‘No regrets’ says Jeremy Corbyn over meetings with communist spy
Labour leader Jeremy Corbyn says he does not regret meeting Czechoslovakian spy Jan Sarkocy during the Cold War. Instead, the opposition leader told media that he was not the only MP fraternizing with supposed diplomats.
Corbyn, who was speaking to ITV News in his first TV interview since Sarkocy’s claims were published by the Rupert Murdoch owned-Sun, said that "many, many" other MPs also met with the man who later turned out to be a Soviet spy.
"I met him, as did a number of other people and he was the diplomat working in the Czech Embassy and his job was to talk about peace and détente. This was the time when Gorbachev was the President of the USSR and there was a real chance of détente developing and more peace within Europe,” Corbyn said.
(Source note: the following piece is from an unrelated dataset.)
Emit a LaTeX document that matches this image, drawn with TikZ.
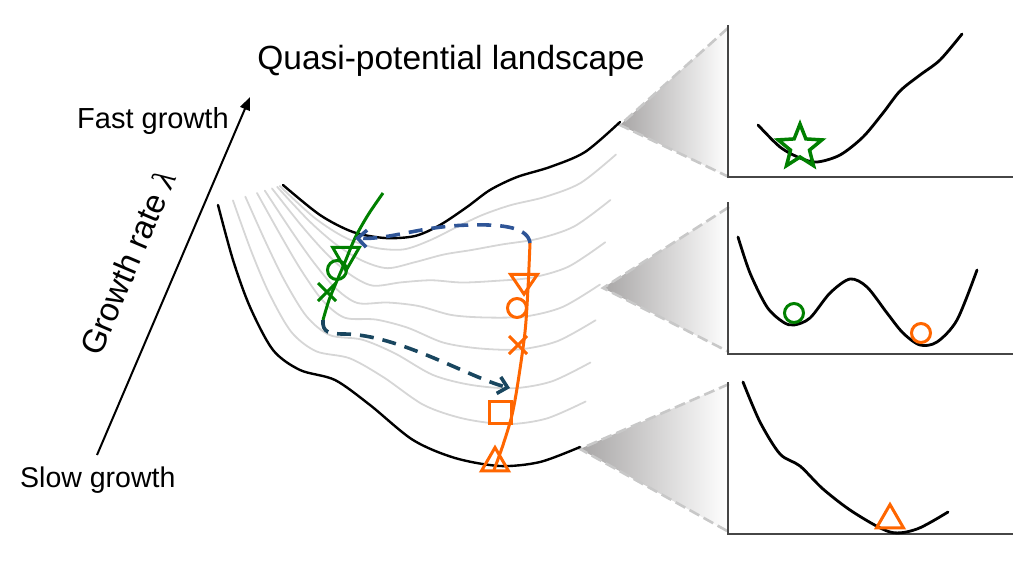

"We spoke about those matters. I told him what I thought and he bizarrely discovered that I was opposed to Margaret Thatcher and the Tory government. It should not have been a surprise to him but I have no knowledge of what Margaret Thatcher ever ate for breakfast. She never told me."
When the Labour leader was asked if he had any regrets about meeting with Sarkocy, his reply was simple: "No, not at all. I met him as did many, many other MPs and I also met a lot of American diplomats during that period."
"I went to the US Embassy to talk to them about what I thought about their wholly wrong strategy in Central America. If you’re a serious MP and serious about international affairs, you meet people, you don’t agree with most of them but you have to meet them to understand what their position is and try and put forward your own view on peace, justice and human rights.”
Finally, he added: "I don’t regret any of it. Why should I?"
The Labour Party has dismissed Sarkocy as a "fantasist." In an interview with a Slovakian media outlet Nový čas, Sarkocy claimed personal credit for launching the Live Aid concert at Wembley in 1985 and made other claims that have brought his statements into question.
During the interview, the one-time spy, who went by the pseudonym ‘Jan Dymic’ during his time working for the Czechoslovakian secret service, spoke about his supposed links to Nelson Mandela, before stating that he kept in touch with Mandela’s wife. He also told the paper that “women are a good source.”
Records in Prague show that the Czechoslovakian spy agency gave the Labour MP the codename "Cob." Despite this, Svetlana Ptacnikova, the director of the Czech security service archive, denied that Corbyn was a paid agent. Ptacnikova told the BBC that their files indicated that Corbyn was seen as a potential contact, but he was not catalogued as an informant. “Mr. Corbyn was not a secret collaborator working for the Czechoslovak intelligence service,” she said.
“He stayed in that basic category — as a person of interest, in the final report issued by the StB agent shortly before [the agent] was expelled from the UK.”